Luan 04/04/2017
Um livro sobre guerras, amizade e confiança
Se em O Motivo, primeiro livro da série Mundo em Caos, já havia o indício de uma guerra iminente, no segundo, A Missão, a gente acompanha o seu início e um desfecho que deixa claro ela acontecerá no terceiro e último de uma forma muito épica. Inferior ao primeiro volume, a continuação da série foca principalmente em lealdade, amizade e crença. Como é possível confiar em alguém numa guerra? Em quem devemos confiar? Como saber em quem confiar? São perguntas que alguns personagens fazem ao longo da obra – e que, por isso, talvez, o torne um pouco repetitivo.
A missão começa logo depois do término do primeiro livro. É quando ocorre o encontro inesperado de Todd e Viola com o prefeito Prentiss, os esperando já em Paraisópolis. Uma vez na cidade, Todd e Viola, separados, vão se deparar com uma capital dominada pelo antigo prefeito de Prentissburgo. Tomada a força e que vai viver os próximos tempos as consequências da invasão. Ao mesmo tempo, os dois protagonistas precisam criar novos laços e alianças para que possam sobreviver a um mal iminente: a guerra.
Narrado novamente em primeiro pessoa, o livro nos traz os mesmos e bons ingredientes do primeiro volume: muita ação, mistério e leitura de tirar o fôlego.

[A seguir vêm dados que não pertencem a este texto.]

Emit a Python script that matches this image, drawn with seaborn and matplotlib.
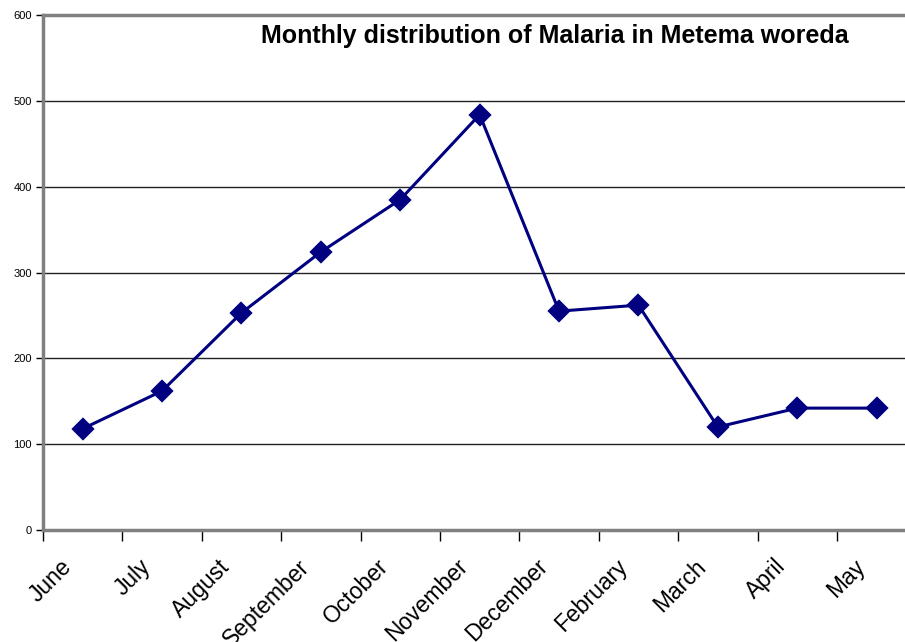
import pandas as pd
import matplotlib.pyplot as plt
import matplotlib.transforms as mtransforms
from matplotlib.ticker import FixedLocator
import seaborn as sns

# =========================
# Data
# =========================

months = ["June", "July", "August", "September", "October", "November",
          "December", "February", "March", "April", "May"]
cases = [118, 162, 253, 324, 385, 484, 255, 262, 120, 142, 142]

df = pd.DataFrame({"month": months, "cases": cases})

# =========================
# Style
# =========================

sns.set_style("white")
plt.rcParams["font.family"] = ["Liberation Sans", "DejaVu Sans"]
plt.rcParams["text.color"] = "black"
plt.rcParams["xtick.color"] = "black"
plt.rcParams["ytick.color"] = "black"

fig = plt.figure(figsize=(9.05, 6.42), dpi=100)
ax = fig.add_axes([0.0475, 0.1745, 0.965, 0.802])

sns.pointplot(data=df, x="month", y="cases", color="#000080",
              markers="D", markersize=10, linewidth=2.2, ax=ax)

ax.set_ylim(0, 600)
ax.set_xlim(-0.5, len(months) - 0.5)
ax.set_yticks(range(0, 601, 100))
ax.yaxis.grid(True, color="#222222", linewidth=1)
ax.set_axisbelow(True)

# category boundaries get the tick marks, labels sit in the middle
ax.xaxis.set_minor_locator(FixedLocator([i - 0.5 for i in range(len(months) + 1)]))
ax.tick_params(axis="x", which="both", bottom=True)
ax.tick_params(axis="x", which="major", length=0, pad=18, labelsize=16.5)
ax.tick_params(axis="x", which="minor", length=8, width=1, color="black", direction="out")
ax.tick_params(axis="y", left=True, length=5, width=1, color="black", direction="out",
               labelsize=8, pad=3)

# shift rotated labels a bit left so they end just before the point
shift = mtransforms.ScaledTranslation(-23 / 100, 0, fig.dpi_scale_trans)
for lbl in ax.get_xticklabels():
    lbl.set_rotation(45)
    lbl.set_ha("right")
    lbl.set_rotation_mode("anchor")
    lbl.set_transform(lbl.get_transform() + shift)

for side in ["left", "bottom", "top"]:
    ax.spines[side].set_color("#808080")
    ax.spines[side].set_linewidth(2.5)
ax.spines["right"].set_visible(False)

ax.set_xlabel("")
ax.set_ylabel("")

ax.text(0.613, 1 - 43 / 642, "Monthly distribution of Malaria in Metema woreda",
        transform=fig.transFigure, ha="center", va="baseline",
        fontsize=18, fontweight="bold")

plt.savefig("out.png", dpi=100)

Mas o autor Patrick Ness esqueceu de apostar um pouco mais no avanço da história e acabou pecando por passar uma sensação de repetição. Digo isso porque, apesar de boa parte da obra ter ação e a leitura realmente ser fluida, em vários momentos parece que a história anda e não sai do lugar. Não gosto quando um livro tem medo de arriscar e prefere ficar na zona de conforto. Não gosto quando um livro tem medo de desenvolver a história e deixa isso lá pro final. E pareceu que foi bem isso o que aconteceu.

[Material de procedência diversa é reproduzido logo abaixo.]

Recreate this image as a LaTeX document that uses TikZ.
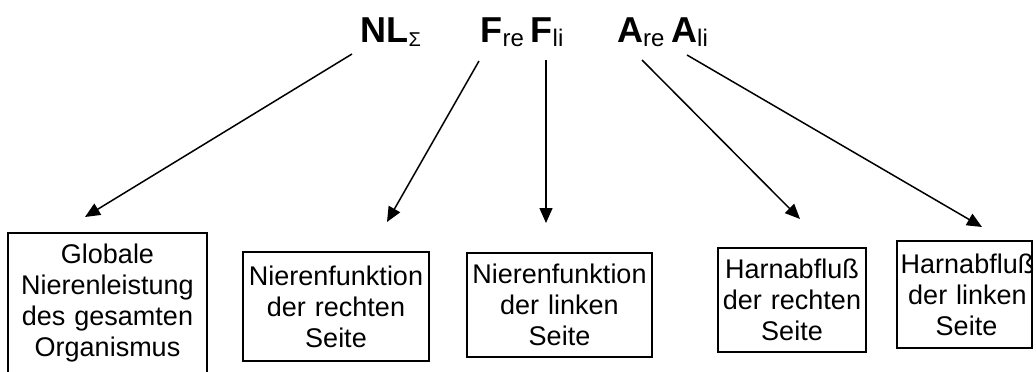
\documentclass[tikz,border=0pt]{standalone}
\usepackage{fontspec}
\setmainfont{Liberation Sans}
\usetikzlibrary{arrows.meta}
\newcommand\boxline[1]{\makebox[\hsize]{#1}}
\newcommand\subs[2]{\raisebox{-4pt}{\fontsize{#1}{#1}\selectfont\mdseries #2}}
\begin{document}
\begin{tikzpicture}[x=1pt,y=-1pt,
  txtbox/.style={draw, line width=1.5pt, inner sep=0pt, align=center,
    font=\fontsize{27}{31}\selectfont},
  hdr/.style={anchor=base west, inner sep=0pt,
    font=\fontsize{36}{36}\selectfont\bfseries},
  conn/.style={line width=1.5pt, -{Triangle[length=15pt,width=13pt]}}]
\useasboundingbox (0,0) rectangle (1036,372);
\clip (0,0) rectangle (1036,372);
% header labels
\node[hdr] (NL)  at (360.5,42) {NL\subs{20}{Σ}};
\node[hdr] (Fre) at (480.5,42) {F\subs{24}{re}};
\node[hdr] (Fli) at (530.5,42) {F\subs{24}{li}};
\node[hdr] (Are) at (617,42) {A\subs{24}{re}};
\node[hdr] (Ali) at (671,42) {A\subs{24}{li}};
% boxes
\node[txtbox, text width=199pt, minimum height=141pt] (b1) at (107.5,303.5)
  {\boxline{Globale}\\\boxline{Nierenleistung}\\\boxline{des gesamten}\\\boxline{Organismus}};
\node[txtbox, text width=186pt, minimum height=109pt] (b2) at (336,306.5)
  {\boxline{Nierenfunktion}\\\boxline{der rechten}\\\boxline{Seite}};
\node[txtbox, text width=185pt, minimum height=104pt] (b3) at (559.5,305)
  {\boxline{Nierenfunktion}\\\boxline{der linken}\\\boxline{Seite}};
\node[txtbox, text width=148pt, minimum height=104pt] (b4) at (792,300)
  {\boxline{Harnabfluß}\\\boxline{der rechten}\\\boxline{Seite}};
\node[txtbox, text width=135pt, minimum height=107pt] (b5) at (964.5,294.5)
  {\boxline{\hspace*{6pt}Harnabfluß}\\\boxline{\hspace*{6pt}der linken}\\\boxline{\hspace*{4pt}Seite}};
% connector ends
\coordinate (s1) at (352,54);  \coordinate (e1) at (85,217);
\coordinate (s2) at (479,61);  \coordinate (e2) at (387,222);
\coordinate (s3) at (546,60);  \coordinate (e3) at (546,223);
\coordinate (s4) at (642,60);  \coordinate (e4) at (800,219);
\coordinate (s5) at (687,55);  \coordinate (e5) at (982,227);
\draw[conn] (s1) -- (e1);
\draw[conn] (s2) -- (e2);
\draw[conn] (s3) -- (e3);
\draw[conn] (s4) -- (e4);
\draw[conn] (s5) -- (e5);
\end{tikzpicture}
\end{document}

Em termos de negatividade, se destaca principalmente o pouco avanço da história, onde há vários fatos acontecendo, mas que para o leitor não tem tanta relevância naquelas situações apresentadas. Coisas que não acontecem, ficam só na intenção. Fatos que vão e voltam, sem evolução da história. O que parece atrapalhar um pouco também é dificuldade em dar uma personalidade a dois ótimos personagens: Todd e Viola. Ambos narram a história em capítulos intercalados. E não é fácil perceber a mudança. Não fosse o nome de cada um lá no início do capítulo, certamente poderia parecer que ele estava sendo narrado pela mesma pessoa desde o início.

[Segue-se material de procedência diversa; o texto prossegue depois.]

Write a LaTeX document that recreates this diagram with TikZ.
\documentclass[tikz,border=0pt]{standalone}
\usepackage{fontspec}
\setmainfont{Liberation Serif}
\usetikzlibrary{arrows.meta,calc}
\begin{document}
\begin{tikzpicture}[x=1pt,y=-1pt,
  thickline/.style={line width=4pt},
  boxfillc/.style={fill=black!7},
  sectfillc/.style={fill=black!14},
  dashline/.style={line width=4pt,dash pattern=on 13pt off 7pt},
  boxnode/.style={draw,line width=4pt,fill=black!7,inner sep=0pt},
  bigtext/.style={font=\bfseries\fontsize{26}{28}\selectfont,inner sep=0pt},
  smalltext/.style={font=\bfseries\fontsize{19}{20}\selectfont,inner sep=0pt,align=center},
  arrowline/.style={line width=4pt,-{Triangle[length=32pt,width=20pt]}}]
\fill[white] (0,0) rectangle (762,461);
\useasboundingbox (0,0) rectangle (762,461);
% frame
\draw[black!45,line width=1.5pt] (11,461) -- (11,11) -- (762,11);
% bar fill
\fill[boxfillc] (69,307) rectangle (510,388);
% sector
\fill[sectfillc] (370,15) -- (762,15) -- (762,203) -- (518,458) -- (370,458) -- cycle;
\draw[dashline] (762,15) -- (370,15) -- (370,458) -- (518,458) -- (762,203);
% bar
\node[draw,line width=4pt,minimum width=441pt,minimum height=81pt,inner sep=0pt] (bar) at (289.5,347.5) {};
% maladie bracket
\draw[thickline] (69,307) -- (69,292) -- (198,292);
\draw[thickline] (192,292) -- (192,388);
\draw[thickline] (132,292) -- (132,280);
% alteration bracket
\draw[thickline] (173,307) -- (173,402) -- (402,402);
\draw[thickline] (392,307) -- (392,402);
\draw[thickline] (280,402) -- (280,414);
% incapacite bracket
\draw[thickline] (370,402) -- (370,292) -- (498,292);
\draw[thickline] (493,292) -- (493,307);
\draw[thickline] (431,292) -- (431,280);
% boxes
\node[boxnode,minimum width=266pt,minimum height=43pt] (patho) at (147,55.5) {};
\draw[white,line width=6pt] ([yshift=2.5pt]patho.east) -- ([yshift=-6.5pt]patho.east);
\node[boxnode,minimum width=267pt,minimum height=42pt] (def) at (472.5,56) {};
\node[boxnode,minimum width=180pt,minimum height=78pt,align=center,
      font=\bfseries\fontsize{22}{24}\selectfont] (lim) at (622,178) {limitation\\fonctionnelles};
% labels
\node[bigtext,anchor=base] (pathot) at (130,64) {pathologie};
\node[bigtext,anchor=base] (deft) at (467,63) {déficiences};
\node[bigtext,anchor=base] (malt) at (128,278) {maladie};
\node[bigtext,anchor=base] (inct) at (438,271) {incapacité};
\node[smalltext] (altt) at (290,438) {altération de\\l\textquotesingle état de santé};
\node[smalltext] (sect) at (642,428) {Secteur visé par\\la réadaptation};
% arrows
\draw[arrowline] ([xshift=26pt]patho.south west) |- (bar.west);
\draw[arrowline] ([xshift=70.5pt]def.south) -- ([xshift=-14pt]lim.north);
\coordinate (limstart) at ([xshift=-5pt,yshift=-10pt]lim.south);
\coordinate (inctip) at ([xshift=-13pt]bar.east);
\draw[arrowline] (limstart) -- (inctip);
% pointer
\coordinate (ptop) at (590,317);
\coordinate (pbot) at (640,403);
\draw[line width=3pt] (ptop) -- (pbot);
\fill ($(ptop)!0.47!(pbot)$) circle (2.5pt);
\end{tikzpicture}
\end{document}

Sendo está uma trilogia que me conquistou no primeiro livro principalmente pela construção de mundo e carisma de personagens, a continuação não me deixou decepcionado, de forma alguma. Talvez eu esteja mais exigente justamente por isso. Mas é claro que o livro é bom, tem muitas qualidade. A escrita do autor é de alto nível. A coerência da história que ele constrói, a ligação de fatos do início do livro com acontecimentos desencadeados no fim deixam o leitor de boca aberta. Mais que isso, há ainda conexão de fatos entre o primeiro e o segundo. Não irei, de forma alguma, criticar a história, já que Ness construiu um mundo muito interessante e uma história muito crível.
O amadurecimento dos dois protagonistas é algo muito notório também. O livro se passa em um largo espaço de tempo, pelo menos seis meses, se não me falha a memória. E ao longo desse tempo, os acontecimentos fazem dos dois mais fortes em comparação com os dois personagens que conhecemos lá atrás. As decisões que eles precisam tomar, a dificuldade deles, enquanto crianças, em entender em que pessoas devem confiar em meio a uma guerra, e que guerras não são feitas apenas de batalhas físicas, mas também de mentiras. Eles precisarão lidar com isso. Além disso, Davy, filho de Prentiss, é um personagem profundo que evolui também ao desenrolar da história. O próprio vilão é outro destaque, já que se torna ainda mais indomável. Soma-se a estes, outros vários tipos, como a Sr. Coyle, importante para o desencadear da guerra.
Livro de quase 500 páginas, consegui ler em menos de um semana, o que não é normal. Graças ao bom ritmo que o autor emprega, com uma leitura não é nada lenta ou enfadonha, e uma diagramação precisa ao leitor, quem lê mal vê o tempo passar. Houve algumas intercorrências no meio do caminho, com uma revisão que deixou a desejar. Frustrado com algumas decisões das últimas duas páginas, a reta final entrega um desfecho satisfatório e ainda mais épico, repleto de viradas e revelações que faltaram nas partes anteriores. Para o nível apresentado no primeiro, esperava mais no sentido de um desenvolvimento mais aprofundado, corajoso, maduro. Mas apenas manteve, sem evolução. O que, claro, por si só, já é ótimo. Quatro estrelas.